The cocktails are not an accessory to the food, and that is the clearest read on the kitchen's priorities. Beside the Oaxaca Old Fashioned, the list runs to a Mezcal Negroni, the grapefruit-forward El Rey Paloma, and Open Windows, which folds pineapple, lime, chili, and celery around tequila and mezcal. Mezcal, not just tequila, is the throughline, and it gives the bar a smokier baseline than most Toronto taquerias reach for. The tacos and snacks are built to keep pace with that drinking rather than upstage it, which is why El Rey reads more like a bar with a serious kitchen than a dining room that happens to pour.
Weekends open a second menu that carries its own logic. Brunch is no token add-on. Chilaquiles come under charred tomatillo sauce with avocado, jocoque, queso fresco, and a fried egg; Tamal Oaxaqueno wraps chicken and mole in banana-leaf masa; Huevos Cazuela scrambles eggs with carne seca and a charred jalapeno sauce; and Caballero Pobre closes the daytime order on fried brioche, tres leches, and rompope soft-serve. Sopa de Tortilla, Enchiladas, and Tacos de Aporreadillo round out a menu made for people who came to eat, not to nurse a coffee.
None of it asks for a formal order. The best visits let cocktails, snacks, tacos, and brunch plates share the work instead of forcing an appetizer-main-dessert march, and the two-piece format suits a small group better than a long, formal dinner. Vegetarians and vegans have real footing here — Chorizo con Papas is a genuine tofu taco rather than a compromise, and Guacamole & Chips and Shishitos give a shared table more places to go — and much of the snack list is marked gluten-free, though strict diners are wise to confirm at the table.

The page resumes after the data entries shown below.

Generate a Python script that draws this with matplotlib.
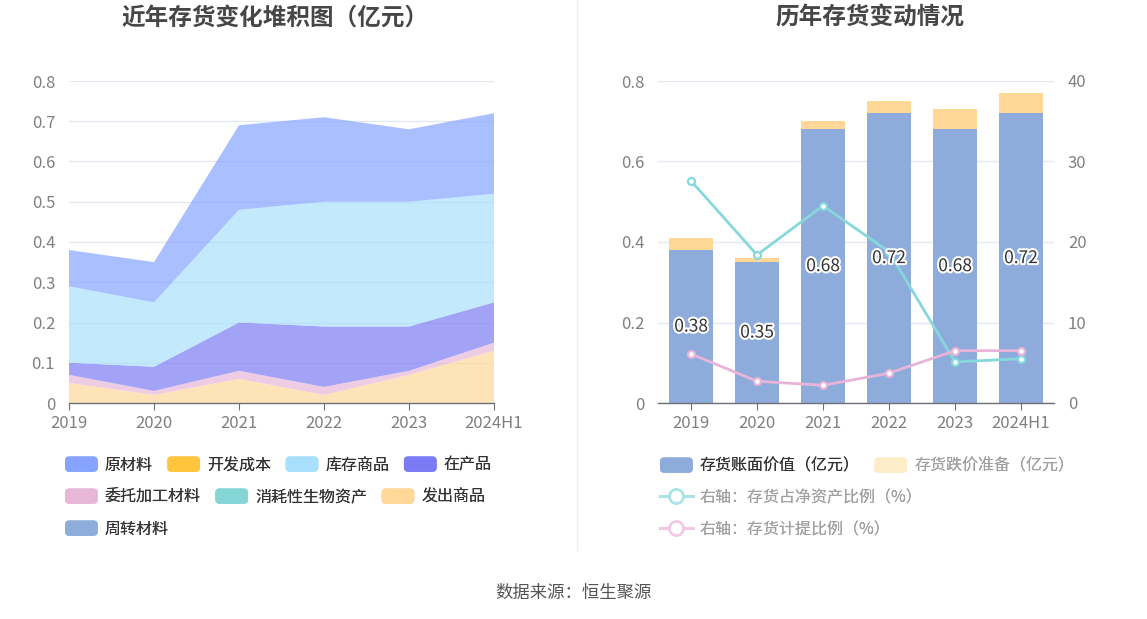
import matplotlib
matplotlib.use("Agg")
import matplotlib.pyplot as plt
import matplotlib.patheffects as pe
from matplotlib.patches import Patch, FancyBboxPatch
from matplotlib.lines import Line2D
from matplotlib.legend_handler import HandlerPatch
import numpy as np

plt.rcParams["font.family"] = ["Noto Sans CJK SC", "DejaVu Sans"]

years = ["2019", "2020", "2021", "2022", "2023", "2024H1"]

# left chart: inventory composition (亿元)
raw_material = [0.09, 0.10, 0.21, 0.21, 0.18, 0.20]
dev_cost = [0, 0, 0, 0, 0, 0]
stock_goods = [0.19, 0.16, 0.28, 0.31, 0.31, 0.27]
wip = [0.03, 0.06, 0.12, 0.15, 0.11, 0.10]
consigned = [0.02, 0.01, 0.02, 0.02, 0.01, 0.02]
bio_assets = [0, 0, 0, 0, 0, 0]
shipped = [0.05, 0.02, 0.06, 0.02, 0.07, 0.13]
turnover = [0, 0, 0, 0, 0, 0]

# right chart
book_value = [0.38, 0.35, 0.68, 0.72, 0.68, 0.72]
reserve = [0.03, 0.01, 0.02, 0.03, 0.05, 0.05]
ratio_net_assets = [27.6, 18.4, 24.5, 18.8, 5.1, 5.5]
ratio_provision = [6.1, 2.7, 2.2, 3.7, 6.5, 6.5]

C_RAW, C_DEV, C_STOCK, C_WIP = "#86a4ff", "#ffc53d", "#a8e0fb", "#7b7bf5"
C_CONS, C_BIO, C_SHIP, C_TURN = "#e8b7d8", "#84d6d6", "#ffd89a", "#8daddb"
C_BOOK, C_RES = "#8dacdb", "#ffd898"
C_TEAL, C_PINK = "#86d8da", "#e8b4d8"
TICK_C = "#808080"
GRID_C = "#e3e8f3"
AXIS_C = "#6e7079"


class RoundHandler(HandlerPatch):
    def create_artists(self, legend, orig_handle, xdescent, ydescent,
                       width, height, fontsize, trans):
        p = FancyBboxPatch((-xdescent, -ydescent), width, height,
                           boxstyle="round,pad=0,rounding_size=%f" % (height * 0.28),
                           facecolor=orig_handle.get_facecolor(),
                           edgecolor="none", transform=trans)
        return [p]


def style_axis(ax):
    for s in ["top", "right", "left"]:
        ax.spines[s].set_visible(False)
    ax.spines["bottom"].set_color(AXIS_C)
    ax.spines["bottom"].set_linewidth(1)
    ax.tick_params(axis="y", length=0, labelsize=12, labelcolor=TICK_C, pad=10)
    ax.tick_params(axis="x", length=5, color=AXIS_C, labelsize=12,
                   labelcolor=TICK_C, pad=4)
    ax.yaxis.grid(True, color=GRID_C, lw=1)
    ax.set_axisbelow(True)


fig = plt.figure(figsize=(11.47, 6.19), dpi=100)

# ---- left: stacked area ----
ax1 = fig.add_axes([69 / 1147, 1 - 403 / 619, 425 / 1147, 322 / 619])
x = np.arange(len(years))
layers = [turnover, shipped, bio_assets, consigned, wip, stock_goods, dev_cost, raw_material]
colors = [C_TURN, C_SHIP, C_BIO, C_CONS, C_WIP, C_STOCK, C_DEV, C_RAW]
ax1.stackplot(x, *layers, colors=colors, alpha=0.7, linewidth=0)
ax1.set_xlim(0, len(years) - 1)
ax1.set_ylim(0, 0.8)
ax1.set_xticks(x)
ax1.set_xticklabels(years)
yt = np.arange(0, 0.81, 0.1)
ax1.set_yticks(yt)
ax1.set_yticklabels(["0" if v == 0 else f"{v:.1f}" for v in yt])
style_axis(ax1)

# ---- right: bars + lines ----
ax2 = fig.add_axes([658 / 1147, 1 - 403 / 619, 396 / 1147, 322 / 619])
ax2.bar(x, book_value, width=0.68, color=C_BOOK, zorder=2)
ax2.bar(x, reserve, bottom=book_value, width=0.68, color=C_RES, zorder=2)
ax2.set_xlim(-0.5, len(years) - 0.5)
ax2.set_ylim(0, 0.8)
ax2.set_xticks(x)
ax2.set_xticklabels(years)
yt2 = np.arange(0, 0.81, 0.2)
ax2.set_yticks(yt2)
ax2.set_yticklabels(["0" if v == 0 else f"{v:.1f}" for v in yt2])
style_axis(ax2)

ax3 = ax2.twinx()
ax3.set_ylim(0, 40)
ax3.set_yticks([0, 10, 20, 30, 40])
for s in ax3.spines.values():
    s.set_visible(False)
ax3.tick_params(axis="y", length=0, labelsize=12, labelcolor=TICK_C, pad=10)
ax3.plot(x, ratio_net_assets, color=C_TEAL, lw=2, marker="o", ms=5,
         mfc="white", mec=C_TEAL, mew=1.6, zorder=3)
ax3.plot(x, ratio_provision, color=C_PINK, lw=2, marker="o", ms=5,
         mfc="white", mec=C_PINK, mew=1.6, zorder=3)

# bar labels drawn above lines
for xi, v in zip(x, book_value):
    ax3.text(xi, v / 2 * 50, f"{v:.2f}", ha="center", va="center", fontsize=12.5,
             color="#333333", zorder=5,
             path_effects=[pe.withStroke(linewidth=3, foreground="white")])

# ---- titles, divider, source ----
fig.text(275 / 1147, 1 - 18 / 619, "近年存货变化堆积图（亿元）", ha="center", va="center",
         fontsize=17, fontweight="bold", color="#464646")
fig.text(870 / 1147, 1 - 18 / 619, "历年存货变动情况", ha="center", va="center",
         fontsize=17, fontweight="bold", color="#464646")
fig.add_artist(Line2D([577 / 1147, 577 / 1147], [1 - 550 / 619, 1], color="#eeeeee", lw=1))
fig.text(573 / 1147, 1 - 593 / 619, "数据来源：恒生聚源", ha="center", va="center",
         fontsize=12.5, color="#555555")

# ---- legends ----
leg_kw = dict(frameon=False, fontsize=11.5, handlelength=2.05, handleheight=1.1,
              handletextpad=0.45, columnspacing=0.9, borderpad=0, borderaxespad=0,
              loc="center left", handler_map={Patch: RoundHandler()})

left_rows = [
    [("原材料", C_RAW), ("开发成本", C_DEV), ("库存商品", C_STOCK), ("在产品", C_WIP)],
    [("委托加工材料", C_CONS), ("消耗性生物资产", C_BIO), ("发出商品", C_SHIP)],
    [("周转材料", C_TURN)],
]
row_y = [465, 497, 529]
for row, yy in zip(left_rows, row_y):
    hs = [Patch(facecolor=c) for _, c in row]
    lg = fig.legend(hs, [n for n, _ in row], ncol=len(row),
                    bbox_to_anchor=(65 / 1147, 1 - yy / 619), labelcolor="#333333", **leg_kw)
    fig.add_artist(lg)

lg = fig.legend([Patch(facecolor=C_BOOK), Patch(facecolor="#ffecc9")],
                ["存货账面价值（亿元）", "存货跌价准备（亿元）"], ncol=2,
                bbox_to_anchor=(660 / 1147, 1 - 466 / 619), **leg_kw)
lg.get_texts()[0].set_color("#333333")
lg.get_texts()[1].set_color("#a0a0a0")
fig.add_artist(lg)

line_rows = [("右轴：存货占净资产比例（%）", "#a8e3e5", 498),
             ("右轴：存货计提比例（%）", "#f0c8e3", 530)]
for name, c, yy in line_rows:
    h = Line2D([], [], color=c, lw=2, marker="o", ms=10, mfc="white", mec=c, mew=1.8)
    lg = fig.legend([h], [name], bbox_to_anchor=(660 / 1147, 1 - yy / 619),
                    labelcolor="#a0a0a0", **leg_kw)
    fig.add_artist(lg)

fig.savefig("out.png", dpi=100)
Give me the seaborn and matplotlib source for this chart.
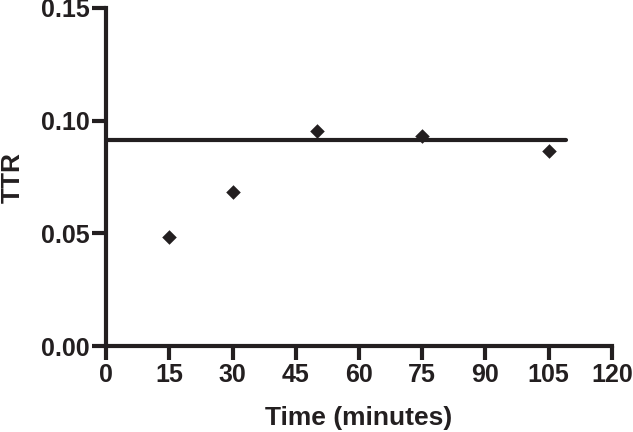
import matplotlib
matplotlib.use("Agg")
import matplotlib.pyplot as plt
import seaborn as sns
import pandas as pd

# Data
time_min = [15, 30, 50, 75, 105]
ttr = [0.0484, 0.0685, 0.0955, 0.0933, 0.0866]
plateau_x = [0, 109]
plateau_y = [0.0913, 0.0913]
x_ticks = [0, 15, 30, 45, 60, 75, 90, 105, 120]
y_ticks = [0.00, 0.05, 0.10, 0.15]
x_label = "Time (minutes)"
y_label = "TTR"

sns.set_theme(style="ticks")
plt.rcParams['font.family'] = ['Liberation Sans', 'DejaVu Sans']
ink = '#231f20'

pts = pd.DataFrame({"time": time_min, "ttr": ttr})
fit = pd.DataFrame({"time": plateau_x, "ttr": plateau_y})

fig = plt.figure(figsize=(6.33, 4.32), dpi=100)
ax = fig.add_axes([0.1675, 0.199, 0.9668 - 0.1675, 0.9815 - 0.199])

sns.lineplot(data=fit, x="time", y="ttr", ax=ax, color=ink, linewidth=3.0)
sns.scatterplot(data=pts, x="time", y="ttr", ax=ax, marker='D', s=55,
                color=ink, linewidth=0, zorder=3)

ax.set_xlim(0, 120)
ax.set_ylim(0, 0.15)
ax.set_xticks(x_ticks)
ax.set_yticks(y_ticks)
ax.set_xticklabels([str(v) for v in x_ticks])
ax.set_yticklabels([f"{v:.2f}" for v in y_ticks])

for side in ['top', 'right']:
    ax.spines[side].set_visible(False)
for side in ['left', 'bottom']:
    ax.spines[side].set_linewidth(3.0)
    ax.spines[side].set_color(ink)
    ax.spines[side].set_capstyle('projecting')

ax.tick_params(axis='both', direction='out', length=10, width=3.0, color=ink,
               labelsize=18, labelcolor=ink, pad=2)
for lab in ax.get_xticklabels() + ax.get_yticklabels():
    lab.set_fontweight('bold')

ax.set_xlabel(x_label, fontsize=19, fontweight='bold', color=ink)
ax.set_ylabel(y_label, fontsize=19, fontweight='bold', color=ink)
ax.xaxis.set_label_coords(0.5, -0.176)
ax.yaxis.set_label_coords(-0.160, 0.5)

fig.savefig("out.png", dpi=100)
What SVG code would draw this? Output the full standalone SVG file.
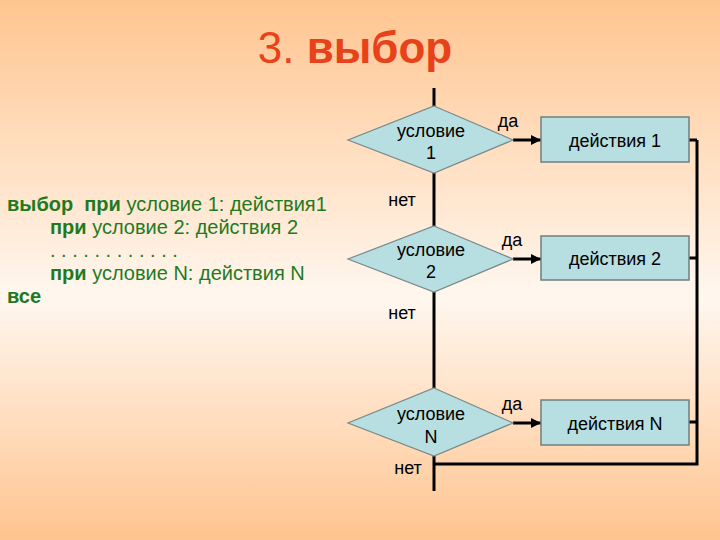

El Rey has worked this corner of Kensington Market since 2016, and the way people use it has settled into something specific. Reservations cover both bar seats and the dining room, which makes it easier to plan than the walk-up counters it shares the market with, and the patio opens the front to the street when the weather cooperates. Friday through Sunday the doors open at noon; the rest of the week they turn on in the late afternoon. The rhythm is a mezcal cocktail to open, a couple of two-piece tacos to follow, and a slow drift down the drink list until the kitchen calls last orders near midnight.